During my interview for Accel back in 2020, one tough question Scott asked me was “What are you trying to accomplish at the initial evaluation.” Just having graduated and passed my board exam, my mind raced for the right answer such as ruling out red flags, clearing proximal to distal, and coming up with a comprehensive treatment plan. His response to each of those answers was “yes, but these are givens, what are you trying to accomplish.”
The answer was earning patient buy-in. Coming up with a plan that the patient understands and agrees with is the foundation that is essential in any rehab process. We could have every answer, know exactly what’s going on, and come up with the perfect treatment approach and program that will be the most efficient and effective, however if the patient doesn’t buy-in to the plan, none of that will mean anything. Even if they continue to attend most appointments and do their exercises fairly consistently, if they don’t fully understand what they are doing and why they are doing it, their progress will be limited.
There are a few components to earning “buy-in” and the first is simple. It’s listening. A clear treatment plan has specific goals, and these goals must be patient-created. After asking the patient how their pain or dysfunction began, our next topic should be what success will look like to them. It’s easy for us as therapists to come up with goals that we think our patients can achieve, however if that’s not important to them, it means nothing.
The next component is honesty. After listening to the patient’s goals, evaluating their condition, and understanding all the contributing factors; the patient deserves an honest, professional opinion on if and how theirgoals can be achieved. We won’t always have all of the answers. I’ve found that my patients will put just as much, if not more effort into their rehabilitation if you tell them in 4 weeks we may not have made enough progress and we’ll be moving onto plan B if we aren’t where we think we should be; compared to if we were to guarantee success in a specific time frame. In fact, there are very few instances where I will tell me patients on day one “we’ve got this in the bag.” Most cases will take commitment, consistency, and continued problem solving throughout the course. A successful rehab plan is different for each patient.

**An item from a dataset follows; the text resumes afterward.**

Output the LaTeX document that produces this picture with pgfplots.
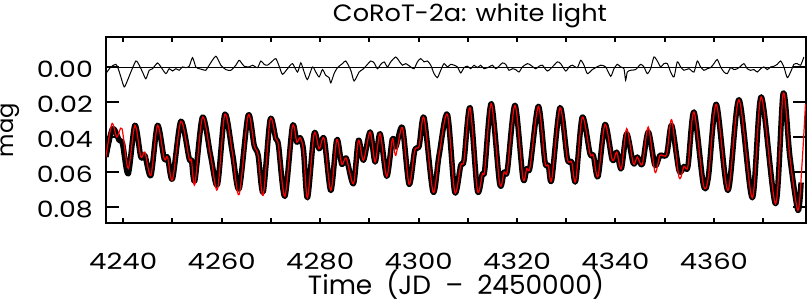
\documentclass[border=0pt]{standalone}
\usepackage{fontspec}
\setmainfont{Poppins}
\usepackage{pgfplots}
\pgfplotsset{compat=1.18}
\usetikzlibrary{calc}
\newcommand{\bigf}{\fontsize{22.5bp}{26bp}\selectfont}
\newcommand{\yl}[1]{\resizebox{56bp}{16.5bp}{#1}}
\newcommand{\xl}[1]{\resizebox{68bp}{16.5bp}{#1}}
\begin{document}
\bigf
\begin{tikzpicture}
\begin{axis}[
  scale only axis, width=700bp, height=186bp,
  xmin=4236.5, xmax=4378.7, ymin=-0.0171, ymax=0.0891, y dir=reverse,
  scaled y ticks=false, scaled x ticks=false,
  xtick={4240,4260,4280,4300,4320,4340,4360},
  xticklabels={\xl{4240},\xl{4260},\xl{4280},\xl{4300},\xl{4320},\xl{4340},\xl{4360}},
  minor xtick={4250,4270,4290,4310,4330,4350,4370},
  ytick={0,0.02,0.04,0.06,0.08},
  yticklabels={\yl{0.00},\yl{0.02},\yl{0.04},\yl{0.06},\yl{0.08}},
  tick align=inside,
  xtick style={line width=2bp, black, /pgfplots/major tick length=5bp, /pgfplots/minor tick length=5bp},
  ytick style={line width=2.5bp, black, /pgfplots/major tick length=13bp},
  axis line style={line width=2.5bp},
  tick label style={font=\bigf},
  xticklabel style={anchor=base, yshift=-46bp, inner sep=0pt},
  yticklabel style={anchor=east, xshift=-13bp, yshift=-2bp, inner sep=0pt},
]
% zero line
\addplot[black, line width=0.8bp] coordinates {(4236.5,0) (4378.7,0)};
% residuals
\addplot[black, line width=1bp, smooth, tension=0.4] coordinates {
(4236.48,0.0038) (4237.49,0.0000) (4238.51,-0.0015) (4238.98,0.0010) (4239.52,0.0057)
(4240.20,0.0114) (4240.88,0.0076) (4241.55,0.0029) (4242.57,-0.0034) (4243.25,-0.0010)
(4243.92,0.0029) (4244.60,0.0067) (4245.28,0.0019) (4245.95,0.0010) (4246.97,-0.0023)
(4247.65,0.0000) (4248.66,0.0038) (4249.34,0.0010) (4250.01,0.0023) (4250.69,0.0010)
(4251.37,0.0019) (4252.04,0.0000) (4252.72,0.0004) (4253.40,-0.0004) (4254.08,-0.0053)
(4254.75,0.0000) (4255.43,0.0010) (4256.11,0.0015) (4256.78,0.0019) (4257.46,-0.0010)
(4258.81,-0.0061) (4259.83,-0.0010) (4260.84,0.0015) (4261.86,0.0019) (4262.87,-0.0010)
(4263.55,-0.0038) (4264.23,-0.0015) (4264.57,-0.0004) (4265.59,0.0000) (4266.26,-0.0010)
(4267.28,0.0004) (4267.95,-0.0034) (4268.63,-0.0015) (4269.31,-0.0010) (4270.32,-0.0034)
(4271.00,-0.0048) (4271.68,-0.0004) (4272.35,0.0042) (4273.37,0.0010) (4274.38,-0.0019)
(4275.40,0.0029) (4276.08,-0.0023) (4276.75,0.0029) (4277.43,0.0072) (4278.44,0.0000)
(4279.12,0.0029) (4279.80,0.0057) (4280.47,0.0015) (4281.15,0.0048) (4281.83,0.0061)
(4282.17,0.0091) (4282.84,0.0038) (4283.52,0.0004) (4284.54,-0.0019) (4285.21,-0.0034)
(4286.23,0.0019) (4286.90,0.0080) (4287.92,0.0029) (4288.60,0.0015) (4289.27,-0.0004)
(4290.29,-0.0034) (4290.97,-0.0023) (4291.64,0.0010) (4292.32,-0.0015) (4293.00,-0.0029)
(4293.67,0.0000) (4294.34,-0.0029) (4295.36,-0.0057) (4296.04,-0.0034) (4296.71,-0.0010)
(4297.39,-0.0019) (4298.40,0.0000) (4299.08,0.0010) (4299.76,-0.0029) (4300.43,-0.0048)
(4301.11,-0.0029) (4301.79,-0.0034) (4302.47,-0.0010) (4303.14,0.0038) (4303.82,0.0061)
(4304.50,0.0019) (4305.17,-0.0019) (4305.85,0.0000) (4306.53,-0.0015) (4307.20,-0.0010)
(4307.88,0.0000) (4308.56,0.0034) (4309.23,0.0004) (4309.91,-0.0004) (4310.59,0.0010)
(4311.26,-0.0010) (4311.94,0.0004) (4312.62,-0.0010) (4313.29,0.0010) (4314.31,0.0000)
(4314.99,-0.0010) (4315.66,0.0010) (4316.34,-0.0004) (4317.02,-0.0023) (4317.69,-0.0015)
(4318.37,0.0019) (4319.05,0.0010) (4319.72,0.0015) (4320.40,0.0029) (4321.08,0.0000)
(4322.10,-0.0019) (4322.77,-0.0010) (4323.79,0.0010) (4324.47,-0.0004) (4325.14,-0.0010)
(4326.16,0.0023) (4327.17,0.0000) (4328.19,-0.0029) (4328.86,-0.0019) (4329.88,0.0023)
(4330.56,0.0000) (4331.23,-0.0010) (4332.25,0.0004) (4332.93,-0.0038) (4333.60,-0.0010)
(4334.28,0.0038) (4335.29,0.0015) (4335.97,0.0004) (4336.99,-0.0010) (4338.00,0.0000)
(4339.02,0.0053) (4339.69,0.0010) (4340.37,-0.0015) (4341.05,0.0000) (4341.72,0.0010)
(4342.06,0.0076) (4342.40,0.0029) (4343.08,0.0019) (4344.09,0.0015) (4345.11,-0.0015)
(4345.78,0.0000) (4346.46,0.0038) (4347.14,0.0010) (4347.81,-0.0057) (4348.49,-0.0034)
(4349.17,0.0000) (4349.84,-0.0019) (4350.53,-0.0019) (4351.20,0.0029) (4351.88,0.0057)
(4352.56,-0.0029) (4353.23,0.0000) (4353.91,0.0019) (4354.93,0.0010) (4355.94,0.0029)
(4356.62,-0.0034) (4357.29,0.0000) (4357.97,0.0019) (4358.65,0.0010) (4359.33,0.0004)
(4360.00,-0.0019) (4360.68,-0.0042) (4361.36,0.0000) (4362.03,0.0029) (4362.71,0.0038)
(4363.39,0.0004) (4364.06,0.0015) (4364.74,0.0010) (4365.42,-0.0004) (4366.09,-0.0019)
(4366.77,0.0010) (4367.45,0.0019) (4368.12,0.0015) (4368.80,0.0029) (4369.48,0.0010)
(4370.15,0.0000) (4370.83,0.0015) (4371.51,0.0000) (4372.18,-0.0004) (4372.86,-0.0015)
(4373.54,-0.0034) (4374.21,0.0000) (4374.89,0.0061) (4375.57,0.0029) (4376.24,-0.0015)
(4376.92,-0.0019) (4377.60,-0.0010) (4378.27,-0.0057)
};
% data (black)
\addplot[black, line width=5.5bp, smooth, line join=round] coordinates {
(4236.48,0.0514) (4237.83,0.0352) (4239.19,0.0419) (4239.86,0.0438) (4241.01,0.0610)
(4242.37,0.0333) (4243.58,0.0514) (4244.40,0.0505) (4245.62,0.0619) (4246.97,0.0333)
(4248.32,0.0524) (4249.00,0.0514) (4250.01,0.0638) (4251.71,0.0310) (4253.40,0.0524)
(4253.87,0.0533) (4254.55,0.0648) (4256.11,0.0286) (4257.80,0.0514) (4259.15,0.0670)
(4260.64,0.0270) (4262.20,0.0495) (4263.55,0.0695) (4265.38,0.0276) (4266.60,0.0448)
(4267.41,0.0505) (4268.43,0.0714) (4269.85,0.0301) (4271.00,0.0410) (4271.54,0.0448)
(4272.83,0.0739) (4274.38,0.0339) (4275.26,0.0429) (4275.94,0.0404) (4276.62,0.0476)
(4277.43,0.0747) (4278.78,0.0381) (4279.80,0.0467) (4280.81,0.0410) (4282.17,0.0705)
(4283.39,0.0415) (4284.40,0.0556) (4285.30,0.0520) (4286.77,0.0667) (4287.78,0.0419)
(4288.80,0.0533) (4290.15,0.0371) (4291.17,0.0543) (4292.18,0.0381) (4293.53,0.0625)
(4294.68,0.0410) (4295.36,0.0457) (4296.71,0.0347) (4298.07,0.0670) (4299.22,0.0476)
(4300.10,0.0453) (4301.11,0.0290) (4302.94,0.0714) (4304.16,0.0505) (4305.85,0.0270)
(4307.34,0.0714) (4308.56,0.0562) (4309.23,0.0533) (4310.45,0.0232) (4311.94,0.0705)
(4312.96,0.0610) (4313.43,0.0590) (4314.78,0.0210) (4316.48,0.0667) (4317.36,0.0600)
(4318.03,0.0590) (4319.59,0.0219) (4321.20,0.0635) (4321.96,0.0581) (4322.64,0.0571)
(4324.33,0.0225) (4325.68,0.0543) (4326.36,0.0562) (4327.04,0.0644) (4328.73,0.0232)
(4330.22,0.0524) (4331.10,0.0543) (4331.91,0.0651) (4333.26,0.0286) (4334.82,0.0495)
(4335.50,0.0505) (4336.45,0.0625) (4337.87,0.0328) (4339.36,0.0533) (4340.24,0.0486)
(4341.18,0.0581) (4342.27,0.0381) (4343.62,0.0552) (4344.43,0.0514) (4345.45,0.0556)
(4346.66,0.0371) (4348.02,0.0562) (4349.03,0.0505) (4350.39,0.0499) (4351.41,0.0333)
(4352.90,0.0590) (4353.91,0.0568) (4354.72,0.0566) (4355.94,0.0257) (4357.84,0.0670)
(4358.85,0.0632) (4360.48,0.0213) (4362.84,0.0705) (4365.08,0.0187) (4367.79,0.0747)
(4369.61,0.0171) (4372.52,0.0781) (4374.08,0.0149) (4375.43,0.0514) (4377.06,0.0819)
(4377.70,0.0660)
};
% model (red)
\addplot[red, line width=1.2bp, smooth] coordinates {
(4236.48,0.0514) (4237.70,0.0324) (4238.70,0.0400) (4239.74,0.0352) (4241.01,0.0580)
(4242.37,0.0333) (4243.58,0.0514) (4244.40,0.0486) (4245.62,0.0619) (4246.97,0.0333)
(4248.32,0.0524) (4249.00,0.0514) (4250.01,0.0644) (4251.71,0.0310) (4253.40,0.0524)
(4253.87,0.0533) (4254.55,0.0670) (4256.11,0.0286) (4257.80,0.0514) (4259.15,0.0699)
(4260.64,0.0270) (4262.20,0.0495) (4263.55,0.0728) (4265.38,0.0276) (4266.60,0.0448)
(4267.41,0.0505) (4268.43,0.0733) (4269.85,0.0301) (4271.00,0.0410) (4271.54,0.0448)
(4272.83,0.0739) (4274.38,0.0339) (4275.26,0.0429) (4275.94,0.0404) (4276.62,0.0476)
(4277.43,0.0747) (4278.78,0.0381) (4279.80,0.0467) (4280.81,0.0410) (4282.17,0.0705)
(4283.39,0.0415) (4284.40,0.0556) (4285.30,0.0520) (4286.77,0.0667) (4287.78,0.0419)
(4288.80,0.0533) (4290.15,0.0371) (4291.17,0.0543) (4292.18,0.0381) (4293.53,0.0625)
(4294.68,0.0410) (4295.36,0.0505) (4296.71,0.0347) (4298.07,0.0670) (4299.22,0.0476)
(4300.10,0.0453) (4301.11,0.0290) (4302.94,0.0714) (4304.16,0.0505) (4305.85,0.0270)
(4307.34,0.0714) (4308.56,0.0562) (4309.23,0.0533) (4310.45,0.0232) (4311.94,0.0705)
(4312.96,0.0610) (4313.43,0.0590) (4314.78,0.0210) (4316.48,0.0667) (4317.36,0.0600)
(4318.03,0.0590) (4319.59,0.0219) (4321.20,0.0635) (4321.96,0.0581) (4322.64,0.0571)
(4324.33,0.0225) (4325.68,0.0543) (4326.36,0.0562) (4327.04,0.0644) (4328.73,0.0232)
(4330.22,0.0524) (4331.10,0.0543) (4331.91,0.0651) (4333.26,0.0286) (4334.82,0.0495)
(4335.50,0.0505) (4336.45,0.0625) (4337.87,0.0328) (4339.36,0.0533) (4340.24,0.0486)
(4341.18,0.0581) (4342.27,0.0352) (4343.62,0.0552) (4344.43,0.0514) (4345.45,0.0556)
(4346.66,0.0343) (4348.02,0.0600) (4349.03,0.0505) (4350.39,0.0499) (4351.41,0.0301)
(4352.90,0.0629) (4353.91,0.0568) (4354.72,0.0566) (4355.94,0.0257) (4357.84,0.0670)
(4358.85,0.0632) (4360.48,0.0213) (4362.84,0.0705) (4365.08,0.0187) (4367.79,0.0747)
(4369.61,0.0171) (4372.52,0.0781) (4374.08,0.0149) (4375.43,0.0514) (4377.06,0.0819)
(4377.90,0.0550) (4378.60,0.0210)
};
\end{axis}
\node[rotate=90] at ($(current axis.west)+(-96bp,0)$) {\resizebox{54bp}{!}{mag}};
\node[anchor=base, inner sep=0pt] at ($(current axis.north)+(14bp,15bp)$) {\resizebox{274bp}{18bp}{CoRoT-2a: white light}};
\node[anchor=base, inner sep=0pt] at ($(current axis.south)+(0,-71bp)$) {\resizebox{296bp}{!}{Time\ \ (JD\ \ –\ \ 2450000)}};
\pgfresetboundingbox
\path ($(current axis.south west)+(-106bp,-82bp)$) rectangle ($(current axis.north east)+(2bp,37bp)$);
\end{tikzpicture}
\end{document}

The last component is coming up with a treatment approach that will work for the patient. After 30-40 minutes of getting to know them and their lifestyle, we should have a fairly good idea what will work for them as far as a treatment program. We may have a patient that would benefit incredibly from a home exercise program consisting of 6 exercises that they perform twice per day, but if that won’t fit their lifestyle, we’ve got to be more selective and realistic. The same goes for attending appointments and making lifestyle changes. If our patients can’t get to the clinic twice per week or stop doing that repetitive task at work that caused their injury, we’ve got to do some problem solving to come up with a solution that works.
When we put in the effort to listen, be honest, and flexible with our treatment plan, our patients will see that. They know we’re on their team, and that they’ve got to put in the effort on their end, just like we’re putting in on ours. That process instills success!